Lynas compara este escenario con la extinción del Cretácico causada por un cometa. La diferencia es que, esta vez, el cataclismo sería completamente autoinfligido.
Un riesgo que ha vuelto al radar
Durante décadas, la amenaza nuclear parecía cosa del pasado. Sin embargo, la invasión de Ucrania por parte de Rusia en 2022 reactivó las alarmas globales. En ese contexto, Lynas retomó el tema y se encontró con datos aún más inquietantes.
Los arsenales nucleares de Estados Unidos y Rusia suman alrededor de 12,000 armas. Alrededor de 4,000 de ellas están listas para un ataque inmediato, listas para ser lanzadas en minutos.
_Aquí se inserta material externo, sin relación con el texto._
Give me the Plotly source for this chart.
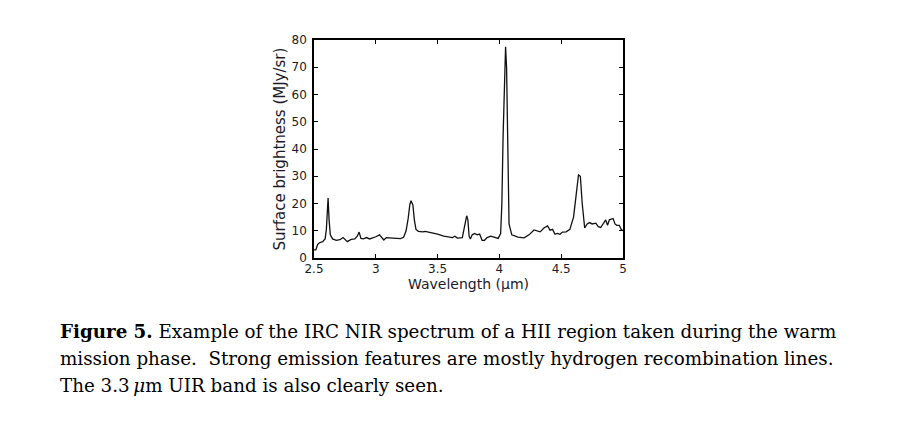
import plotly.graph_objects as go

# IRC NIR spectrum of an HII region
wavelength = [2.500, 2.515, 2.530, 2.545, 2.570, 2.590, 2.600, 2.607, 2.614, 2.622, 2.632,
              2.650, 2.680, 2.710, 2.735, 2.770, 2.800, 2.830, 2.850, 2.865, 2.880,
              2.900, 2.925, 2.950, 2.975, 3.000, 3.030, 3.045, 3.065, 3.085, 3.110,
              3.140, 3.170, 3.200, 3.225, 3.245, 3.262, 3.275, 3.285, 3.300, 3.312,
              3.325, 3.345, 3.380, 3.400, 3.450, 3.500, 3.550, 3.600, 3.620, 3.640,
              3.660, 3.700, 3.720, 3.735, 3.745, 3.755, 3.765, 3.780, 3.800, 3.820,
              3.840, 3.860, 3.880, 3.900, 3.930, 3.960, 3.990, 4.010, 4.020, 4.030,
              4.042, 4.050, 4.058, 4.066, 4.078, 4.100, 4.150, 4.200, 4.240, 4.280,
              4.310, 4.330, 4.360, 4.390, 4.410, 4.430, 4.450, 4.470, 4.490, 4.510,
              4.540, 4.570, 4.600, 4.620, 4.640, 4.655, 4.670, 4.690, 4.710, 4.730,
              4.750, 4.780, 4.800, 4.820, 4.840, 4.860, 4.875, 4.890, 4.920, 4.935,
              4.950, 4.970, 4.985, 5.000]
brightness = [3.0, 3.0, 5.0, 5.6, 6.0, 7.0, 10.5, 18.0, 22.0, 14.0, 8.5,
              7.0, 6.5, 6.7, 7.5, 6.0, 6.8, 7.0, 8.0, 9.5, 7.2,
              7.0, 7.5, 7.0, 7.3, 7.8, 8.5, 7.8, 6.6, 7.5, 7.5,
              7.3, 7.2, 7.1, 7.6, 10.0, 14.5, 19.5, 21.0, 19.5, 14.0,
              10.5, 9.8, 9.6, 9.8, 9.3, 8.8, 8.0, 7.8, 7.5, 8.0,
              7.3, 7.5, 12.0, 15.5, 14.0, 8.0, 7.0, 8.5, 9.0, 8.5,
              8.8, 6.5, 6.5, 7.5, 8.0, 7.5, 7.2, 9.0, 20.0, 45.0,
              72.0, 77.5, 70.0, 40.0, 12.5, 8.5, 7.7, 7.4, 8.5, 10.3,
              10.0, 9.6, 11.0, 11.8, 10.2, 10.5, 8.7, 9.0, 8.7, 9.5,
              9.6, 10.5, 15.0, 22.0, 30.5, 30.0, 20.0, 11.0, 12.5, 13.0,
              12.5, 12.8, 11.5, 11.2, 12.5, 14.0, 12.0, 14.0, 14.5, 12.5,
              12.0, 12.0, 10.5, 10.0]

x_ticks = [2.5, 3, 3.5, 4, 4.5, 5]
x_ticklabels = ["2.5", "3", "3.5", "4", "4.5", "5"]
y_ticks = [0, 10, 20, 30, 40, 50, 60, 70, 80]

caption = [
    "<b>Figure 5.</b> Example of the IRC NIR spectrum of a HII region taken during the warm",
    "mission phase.  Strong emission features are mostly hydrogen recombination lines.",
    "The 3.3\u2009<i>\u03bc</i>m UIR band is also clearly seen.",
]

fig = go.Figure()
fig.add_trace(go.Scatter(x=wavelength, y=brightness, mode="lines",
                         line=dict(color="#111111", width=1.3), showlegend=False))

axis_common = dict(showline=True, linecolor="black", linewidth=1.5, mirror="ticks",
                   ticks="inside", ticklen=4, tickcolor="black", showgrid=False, zeroline=False,
                   tickfont=dict(family="DejaVu Sans", size=12, color="#1a1a2a"))

fig.update_xaxes(range=[2.5, 5], tickvals=x_ticks, ticktext=x_ticklabels,
                 ticklabelstandoff=-1,
                 title=dict(text="Wavelength (\u03bcm)", standoff=0,
                            font=dict(family="DejaVu Sans", size=14, color="#1a1a2a")),
                 **axis_common)
fig.update_yaxes(range=[0, 80], tickvals=y_ticks, ticklabelstandoff=3,
                 title=dict(text="Surface brightness (MJy/sr)", standoff=2,
                            font=dict(family="DejaVu Sans", size=15, color="#1a1a2a")),
                 **axis_common)

line_y = [-0.335, -0.459, -0.583]
for txt, yy in zip(caption, line_y):
    fig.add_annotation(text=txt, xref="paper", yref="paper", x=-0.828, y=yy,
                       xanchor="left", yanchor="middle", showarrow=False,
                       font=dict(family="DejaVu Serif", size=18.3, color="black"))

fig.update_layout(width=920, height=435, margin=dict(l=306, r=305, t=32, b=185),
                  plot_bgcolor="white", paper_bgcolor="white")

fig.write_html("out.html")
Las consecuencias de una guerra nuclear bajo ese contexto serían globales, incluso si el conflicto se iniciara de forma localizada.
Nuevos modelos climáticos, similares a los usados para estudiar el cambio climático, ahora se aplican al análisis de escenarios nucleares. Y los resultados son, como dice Lynas, “más aterradores de lo que imaginamos”.

El factor humano: error, política y ego
Una de las razones por las que las consecuencias de una guerra nuclear son tan temidas es la posibilidad de un error humano. Doctrinas de primer ataque, sistemas automatizados como el “Dead Hand” ruso y decisiones que deben tomarse en seis minutos dejan demasiado margen al desastre.
La historia reciente muestra que no es descabellado pensar en la activación de estas armas. Ya ocurrió en Hiroshima y Nagasaki, y desde entonces ha habido varios “accidentes evitados por segundos”. Las decisiones no siempre se toman con base en evidencia clara, sino en percepciones, tensiones y, a veces, errores técnicos.
Además, con líderes autoritarios o impulsivos al frente de potencias nucleares, el riesgo se multiplica. El ego, la ideología y la falta de transparencia pueden detonar una catástrofe global.
¿Qué hacer frente a un escenario tan sombrío?
Lynas sostiene que no hay forma de adaptarse a un invierno nuclear. Sin embargo, sí hay formas de evitar que ocurra. Una de ellas es romper el silencio: hablar del tema, investigarlo y posicionarlo como una prioridad política, al igual que el cambio climático.
Sugiere renovar el movimiento antinuclear con una base política más amplia. Un activismo moderno debe incluir voces del centro y la derecha para tener legitimidad y fuerza de acción. De lo contrario, el esfuerzo seguirá siendo marginal.
También propone medidas controversiales pero claras: sancionar a líderes de estados nucleares como potenciales criminales de guerra. Así, se enviaría un mensaje contundente sobre la ilegitimidad moral del uso y amenaza de estas armas.
Energía nuclear y activismo pragmático
A diferencia de otros activistas, Lynas no demoniza toda la tecnología nuclear. Al contrario, cree que la energía nuclear puede ser una aliada en la lucha contra el cambio climático por su bajo impacto en carbono.
En ese sentido, su postura es pragmática: eliminar las armas, pero no la ciencia detrás de ellas. Apuesta por una gobernanza global del átomo que separe los usos civiles de los militares.
También ve valor en actores inesperados. Recuerda cómo Ronald Reagan impulsó el desarme con la URSS, y cómo figuras impredecibles como Donald Trump podrían, por motivos geopolíticos o personales, facilitar un acercamiento que otros líderes no se atreverían a promover.

Las consecuencias de una guerra nuclear son tan extremas que deberían movilizar a toda la humanidad, más allá de ideologías y fronteras. A diferencia del cambio climático, no hay tiempo para adaptarse, ni margen para errores.
Ignorar esta amenaza no la hace menos real. Por el contrario, nuestro silencio la alimenta. Si la comunidad internacional y los movimientos sociales quieren proteger el futuro del planeta, deben incluir la abolición del armamento nuclear como causa urgente y prioritaria.
Porque no hay sostenibilidad posible en un mundo que puede desaparecer en un abrir y cerrar de ojos.